Flying the Main Line
A History of United Airlines
Over ninety years ago, at the dawn of commercial aviation, four companies merged into a single airline that became a preeminent U.S. carrier. With this consolidation of Boeing Air Transport, Pacific Air Transport, National Air Transport, and Varney Air Lines by 1931, United Air Lines was formed.
Under William A. Patterson’s leadership from 1934 to 1966, United Air Lines (United Airlines after 1975) excelled at developing domestic service. Its pioneering coast-to-coast route from New York to San Francisco via Chicago became United’s signature “Main Line.” Its Mainliner fleet of propeller aircraft crisscrossed the country from border-to-border carrying ever-increasing passenger numbers as air travel rivaled the railroads, and the silver airplanes with red, white, and blue markings became familiar sights in the sky and on the tarmac at airports across the land.
United’s service extended to Hawai’i in 1947 and across the Pacific in the 1980s. By the 1990s, the airline was a major international carrier with a worldwide system and customer base. Mergers and acquisitions included Capital Airlines in 1961 and Continental Airlines in 2010. Today, United’s 88,000 employees serve more than 100 million passengers annually with flights to over 1,000 destinations.

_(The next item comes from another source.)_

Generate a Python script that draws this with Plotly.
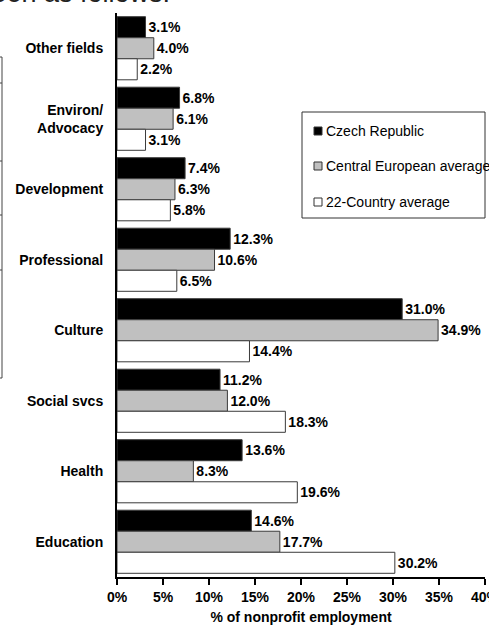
import plotly.graph_objects as go

# ---- data (top to bottom as shown) ----
fields = ["Other fields", "Environ/<br>Advocacy", "Development", "Professional",
          "Culture", "Social svcs", "Health", "Education"]
czech = [3.1, 6.8, 7.4, 12.3, 31.0, 11.2, 13.6, 14.6]
central_eu = [4.0, 6.1, 6.3, 10.6, 34.9, 12.0, 8.3, 17.7]
country22 = [2.2, 3.1, 5.8, 6.5, 14.4, 18.3, 19.6, 30.2]

series = [
    ("Czech Republic", czech, "#000000"),
    ("Central European average", central_eu, "#c0c0c0"),
    ("22-Country average", country22, "#ffffff"),
]
x_ticks = [0, 5, 10, 15, 20, 25, 30, 35, 40]

FONT = "Liberation Sans, Arial, sans-serif"
W, H = 489, 633
L, R, T, B = 117, 4, 13, 56


# pixel -> paper helpers (for the decorations / hand-drawn legend)
def px_x(px):
    return (px - L) / (W - L - R)


def px_y(py):
    return (H - B - py) / (H - T - B)


fig = go.Figure()
for name, vals, color in series:
    fig.add_trace(go.Bar(
        y=fields, x=vals, name=name, orientation="h",
        marker=dict(color=color, line=dict(color="#3a3a3a", width=1)),
        text=vals, texttemplate="%{x:.1f}%", textposition="outside",
        textfont=dict(family=FONT, size=14, color="black", weight="bold"),
        constraintext="none", cliponaxis=False, showlegend=False,
    ))

fig.update_layout(
    width=W, height=H,
    margin=dict(l=L, r=R, t=T, b=B),
    paper_bgcolor="white", plot_bgcolor="white",
    barmode="group", bargap=0.105, bargroupgap=0,
    font=dict(family=FONT, size=14, color="black"),
    xaxis=dict(
        range=[0, 40], tickvals=x_ticks, ticktext=[f"{v}%" for v in x_ticks],
        showgrid=False, zeroline=False, showline=True, linecolor="black", linewidth=2,
        ticks="outside", ticklen=6, tickwidth=2, tickcolor="black",
        ticklabeloverflow="allow", automargin=False,
        tickfont=dict(family=FONT, size=14, weight="bold"),
        title=dict(text="% of nonprofit employment", standoff=8,
                   font=dict(family=FONT, size=14, weight="bold")),
    ),
    yaxis=dict(
        autorange="reversed", showgrid=False, zeroline=False,
        showline=True, linecolor="black", linewidth=2, ticks="",
        ticklabelstandoff=9, automargin=False,
        tickfont=dict(family=FONT, size=14, weight="bold"),
    ),
)

# hand-drawn legend box (text overflows the frame like the source)
shapes = [dict(type="rect", xref="paper", yref="paper",
               x0=px_x(302), x1=px_x(485), y0=px_y(218), y1=px_y(112),
               line=dict(color="#333333", width=1), fillcolor="white", layer="above")]
annotations = []
for (name, _, color), cy in zip(series, [131, 166, 202]):
    shapes.append(dict(type="rect", xref="paper", yref="paper",
                       x0=px_x(314), x1=px_x(322), y0=px_y(cy + 4), y1=px_y(cy - 4),
                       line=dict(color="#333333", width=1), fillcolor=color, layer="above"))
    annotations.append(dict(xref="paper", yref="paper", x=px_x(324), y=px_y(cy),
                            xanchor="left", yanchor="middle", showarrow=False,
                            text=name, font=dict(family=FONT, size=14, color="black")))

# bits of the surrounding page that show in the crop
shapes.append(dict(type="line", xref="paper", yref="paper",
                   x0=px_x(2), x1=px_x(2), y0=px_y(57), y1=px_y(378),
                   line=dict(color="#444444", width=1)))
for ty in [57, 83, 161, 215, 270, 378]:
    shapes.append(dict(type="line", xref="paper", yref="paper",
                       x0=px_x(0), x1=px_x(2), y0=px_y(ty), y1=px_y(ty),
                       line=dict(color="#444444", width=1)))
annotations.append(dict(xref="paper", yref="paper", x=px_x(172), y=px_y(10),
                        xanchor="right", yanchor="bottom", showarrow=False,
                        text="seen as follows:", font=dict(family=FONT, size=27, color="#222222")))

fig.update_layout(shapes=shapes, annotations=annotations)

fig.write_html("out.html", config={"displayModeBar": False},
               post_script="document.body.style.margin='0px';")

Flying the Main Line explores the company history from its origins in the biplane and prewar piston-engine eras, with an emphasis on the formative Mainliner decades, through the jet age of global expansion to the present day, including the recently introduced United Polaris service. The exhibition presents over three hundred artifacts and images from SFO Museum, and generous loans from the United Airlines Archives and the United Airlines Historical Foundation.